Erdoğan, aksini söylese de, süreklileşmiş seçim atmosferini sıcak tutmaktan hiç vazgeçmedi ve “erken seçim” gündemini muhalefete bırakmadan, örtülü biçimde “biz ne zaman istersek” havasında tuttu. Pek çok siyasi araştırmacı ve yorumcunun ve bazı AKP’lilerin konjonktürel gidişatın iktidarın aleyhinde olacağını söylemesine rağmen Erdoğan, zamanı lehine çevirebileceğine hep inandı. Küçük tasfiyelerle “metal dinlendirme”, Afrin ile “diriliş hamlesi”, teşvik paketiyle ekonomik “rahatlama”, özel düzenlemelerle avantajların “artması” ve zamanla muhalefetin “sıkışması” umudunu sürdürdü, aksini söyleyen anketlere bile yasak koydu.

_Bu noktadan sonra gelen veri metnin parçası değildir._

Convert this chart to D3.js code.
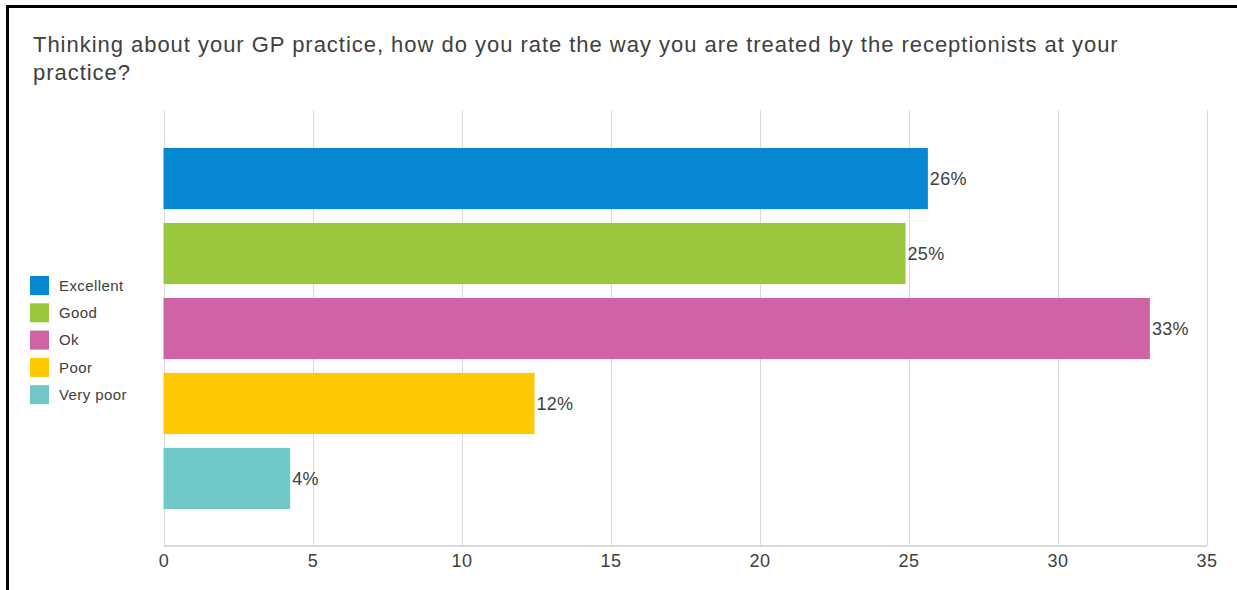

Fakat gelinen nokta Erdoğan’ın “özgüvenini” doğrulamıyor. Dolayısıyla asıl soru şu: İktidarda ismiyle müsemma bir rolü olan Devlet Bahçeli, Erdoğan ikna olduğu için mi yoksa Erdoğan’ı ikna etmek için mi devreye girdi? Tartışmayı başlatıyor mu, bitiriyor mu?
Başta ekonomi olmak üzere, pek çok alanda seçim baskısının taşınamaz hale gelmesi yanında, iktidar ittifakı partilerinin kadro ve tabanlarında da rahatsızlık potansiyelinin harekete geçmesi de bu çıkışta etkili. Çünkü, eş teşkilatlar haline gelen MHP ve AKP’de, seçim hedefiyle yoğun bir “meşguliyet” üretilmediği takdirde, sıkıntıların artacağı anlaşılıyor. MHP’nin, Erdoğan’ı destekleme konusunda vereceği fire zaman geçtikçe azalmıyor, artıyor. İyi Parti’nin yaptığı olağanüstü kongre ve ardından gelen medya ataklarıyla durgunluğu üzerinden atmış görünmesi ve Saadet Partisi’nin ittifaka ikna edilememesi yetmezmiş gibi, AKP’lileri “başka seçeneklere” ikna etmeye başlaması da önemli tehditler. HDP’de ısrarını sürdüren Kürt oylarının geri dönmesi değil giderek erimesi de zamanı negatif değişken haline getiriyor. Konjonktürel zorlukları seçmen üzerinde “istikrarsızlık tehdidi” olarak kullanma şansı da zamana yaymaya uygun görünmüyor. Ve öncülük görevi, başlama vuruşunu yapmak yine Bahçeli’ye düşüyor.